Hernandez told police that he lured the innocent little boy into a basement by offering a soda, the paper said. Then 19, he strangled him and stuffed him in a bag.

The suspect said he didn’t know why he killed the boy.

Although police called the evidence against Hernandez “credible,” others said the case remains flimsy. One investigator said they were in the “first inning” of building a case, the New York Times reported.

Hernandez denied sexually abusing the boy, but police are skeptical of that claim, the New York Post reported.

In his written confession, Hernandez stated, “I’m sorry, I shoke [sic] him,” the sources told the Post.

Patz, who was 6 at the time of his disappearance, never made it to his school bus stop on March 25, 1979, the first time he had walked to the bus stop by himself. His mother did not realize that he had not been in school all day until he failed to return home at the end of the school day.

The case was eerily similar to that of little Leiby Kletzky, the Orthodox boy who was abducted and killed last summer as he walked home alone from day camp in Brooklyn for the first time.

Police took the man into custody on Wednesday, and said they would release more details on Thursday.

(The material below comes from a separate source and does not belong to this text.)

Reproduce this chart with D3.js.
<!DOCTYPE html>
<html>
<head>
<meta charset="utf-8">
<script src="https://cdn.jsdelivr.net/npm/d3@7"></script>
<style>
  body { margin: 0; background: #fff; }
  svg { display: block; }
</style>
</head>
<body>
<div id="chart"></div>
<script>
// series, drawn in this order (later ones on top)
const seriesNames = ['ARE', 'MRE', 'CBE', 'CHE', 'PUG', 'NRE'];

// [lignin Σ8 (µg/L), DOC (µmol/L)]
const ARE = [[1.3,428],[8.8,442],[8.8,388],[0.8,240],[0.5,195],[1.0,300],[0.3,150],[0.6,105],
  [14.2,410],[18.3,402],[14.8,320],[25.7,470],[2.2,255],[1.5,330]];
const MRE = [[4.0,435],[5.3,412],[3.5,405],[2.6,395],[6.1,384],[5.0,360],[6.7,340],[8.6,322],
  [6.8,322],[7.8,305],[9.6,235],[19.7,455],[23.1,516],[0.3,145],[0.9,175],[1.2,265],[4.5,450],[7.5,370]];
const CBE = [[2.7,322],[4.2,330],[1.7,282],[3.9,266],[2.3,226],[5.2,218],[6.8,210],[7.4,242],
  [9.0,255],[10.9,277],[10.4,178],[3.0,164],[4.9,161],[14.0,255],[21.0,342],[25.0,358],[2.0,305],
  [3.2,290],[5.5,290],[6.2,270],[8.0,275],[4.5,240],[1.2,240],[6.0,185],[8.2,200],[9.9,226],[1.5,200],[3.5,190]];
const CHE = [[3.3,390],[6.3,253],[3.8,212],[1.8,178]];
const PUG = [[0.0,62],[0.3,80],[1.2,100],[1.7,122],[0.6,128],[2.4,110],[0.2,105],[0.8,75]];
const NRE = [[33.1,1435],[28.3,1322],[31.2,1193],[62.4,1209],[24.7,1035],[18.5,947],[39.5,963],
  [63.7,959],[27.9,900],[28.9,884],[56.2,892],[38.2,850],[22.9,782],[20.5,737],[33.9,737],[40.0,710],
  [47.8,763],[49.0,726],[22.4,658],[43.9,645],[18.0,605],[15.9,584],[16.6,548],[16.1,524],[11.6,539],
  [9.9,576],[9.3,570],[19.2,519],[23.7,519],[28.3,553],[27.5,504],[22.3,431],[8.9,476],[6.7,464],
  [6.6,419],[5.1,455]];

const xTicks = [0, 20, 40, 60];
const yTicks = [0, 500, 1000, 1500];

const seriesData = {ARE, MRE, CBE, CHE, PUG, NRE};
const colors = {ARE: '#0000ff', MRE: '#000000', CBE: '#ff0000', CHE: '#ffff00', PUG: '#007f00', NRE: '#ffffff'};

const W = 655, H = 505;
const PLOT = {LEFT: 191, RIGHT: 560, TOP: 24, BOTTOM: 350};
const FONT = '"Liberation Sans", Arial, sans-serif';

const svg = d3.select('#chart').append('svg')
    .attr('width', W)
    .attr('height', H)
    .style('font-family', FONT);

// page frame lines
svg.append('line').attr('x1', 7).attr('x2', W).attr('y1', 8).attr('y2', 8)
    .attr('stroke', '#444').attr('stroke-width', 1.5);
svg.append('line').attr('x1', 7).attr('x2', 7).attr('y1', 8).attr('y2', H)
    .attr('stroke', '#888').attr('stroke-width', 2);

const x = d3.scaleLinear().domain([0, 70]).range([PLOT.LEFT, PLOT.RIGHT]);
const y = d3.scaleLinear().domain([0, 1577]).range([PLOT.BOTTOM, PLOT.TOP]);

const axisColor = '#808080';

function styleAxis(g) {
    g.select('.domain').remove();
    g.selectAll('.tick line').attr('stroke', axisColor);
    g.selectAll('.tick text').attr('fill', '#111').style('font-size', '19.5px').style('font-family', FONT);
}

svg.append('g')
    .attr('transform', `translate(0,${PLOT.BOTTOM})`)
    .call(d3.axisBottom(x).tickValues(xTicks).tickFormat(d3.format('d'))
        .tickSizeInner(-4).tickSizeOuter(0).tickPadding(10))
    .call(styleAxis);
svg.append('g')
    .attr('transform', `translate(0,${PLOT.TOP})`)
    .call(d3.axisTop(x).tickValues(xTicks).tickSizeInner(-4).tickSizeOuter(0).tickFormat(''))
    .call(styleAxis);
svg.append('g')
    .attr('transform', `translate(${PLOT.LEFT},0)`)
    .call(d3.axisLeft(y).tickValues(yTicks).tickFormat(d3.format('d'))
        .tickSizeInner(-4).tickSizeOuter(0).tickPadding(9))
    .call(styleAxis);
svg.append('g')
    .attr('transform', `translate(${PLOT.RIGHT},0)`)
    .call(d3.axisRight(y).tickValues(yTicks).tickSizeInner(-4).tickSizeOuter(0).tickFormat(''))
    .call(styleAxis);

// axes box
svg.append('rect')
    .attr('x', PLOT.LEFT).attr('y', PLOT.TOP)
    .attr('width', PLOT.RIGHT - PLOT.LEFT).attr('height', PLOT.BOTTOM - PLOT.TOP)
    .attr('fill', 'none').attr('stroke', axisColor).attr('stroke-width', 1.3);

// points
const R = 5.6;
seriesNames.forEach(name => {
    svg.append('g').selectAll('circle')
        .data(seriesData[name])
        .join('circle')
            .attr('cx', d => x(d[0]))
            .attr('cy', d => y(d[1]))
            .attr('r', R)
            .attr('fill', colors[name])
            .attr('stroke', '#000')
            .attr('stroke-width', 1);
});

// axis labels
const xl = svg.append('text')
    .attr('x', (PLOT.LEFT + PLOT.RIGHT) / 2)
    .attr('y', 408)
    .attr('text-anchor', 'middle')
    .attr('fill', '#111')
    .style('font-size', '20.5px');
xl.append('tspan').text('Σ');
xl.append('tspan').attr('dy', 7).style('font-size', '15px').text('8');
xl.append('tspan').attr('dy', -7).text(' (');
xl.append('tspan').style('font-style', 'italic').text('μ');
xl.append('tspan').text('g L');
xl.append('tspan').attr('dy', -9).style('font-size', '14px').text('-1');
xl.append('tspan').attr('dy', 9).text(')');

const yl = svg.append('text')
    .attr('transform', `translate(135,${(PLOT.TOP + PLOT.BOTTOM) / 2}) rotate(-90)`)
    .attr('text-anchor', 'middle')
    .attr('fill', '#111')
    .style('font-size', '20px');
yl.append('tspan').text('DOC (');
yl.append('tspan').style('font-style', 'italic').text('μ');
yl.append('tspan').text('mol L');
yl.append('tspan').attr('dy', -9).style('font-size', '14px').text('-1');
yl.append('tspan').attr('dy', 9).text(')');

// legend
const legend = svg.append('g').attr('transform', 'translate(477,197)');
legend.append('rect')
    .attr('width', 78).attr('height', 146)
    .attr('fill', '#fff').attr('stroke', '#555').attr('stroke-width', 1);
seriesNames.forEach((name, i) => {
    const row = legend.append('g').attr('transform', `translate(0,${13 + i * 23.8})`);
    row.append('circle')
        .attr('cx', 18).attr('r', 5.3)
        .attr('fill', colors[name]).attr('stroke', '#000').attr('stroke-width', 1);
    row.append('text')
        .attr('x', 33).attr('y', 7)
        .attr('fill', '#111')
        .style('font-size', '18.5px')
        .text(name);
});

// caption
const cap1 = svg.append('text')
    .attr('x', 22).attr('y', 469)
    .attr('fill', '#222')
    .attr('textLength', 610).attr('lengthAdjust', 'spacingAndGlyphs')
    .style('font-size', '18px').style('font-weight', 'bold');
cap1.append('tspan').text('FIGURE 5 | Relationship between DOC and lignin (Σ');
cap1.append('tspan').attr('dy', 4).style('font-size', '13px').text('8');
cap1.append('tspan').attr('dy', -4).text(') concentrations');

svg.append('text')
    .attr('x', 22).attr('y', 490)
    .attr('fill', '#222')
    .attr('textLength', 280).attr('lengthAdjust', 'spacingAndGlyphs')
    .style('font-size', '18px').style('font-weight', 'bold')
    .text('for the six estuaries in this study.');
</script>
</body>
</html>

In April, police dug up a basement in SoHo that belonged to a former handyman, Othniel Miller, which was located on Etan’s route to the school bus. No new evidence was uncovered.

Jose Ramos, 68, a convicted pedophile due to be released from prison in November, was declared responsible for Etan’s death in a 2004 civil case. But no one was ever arrested and charged with the boy’s disappearance.

It is unclear what would happen to that case if Hernandez is convicted in the crime.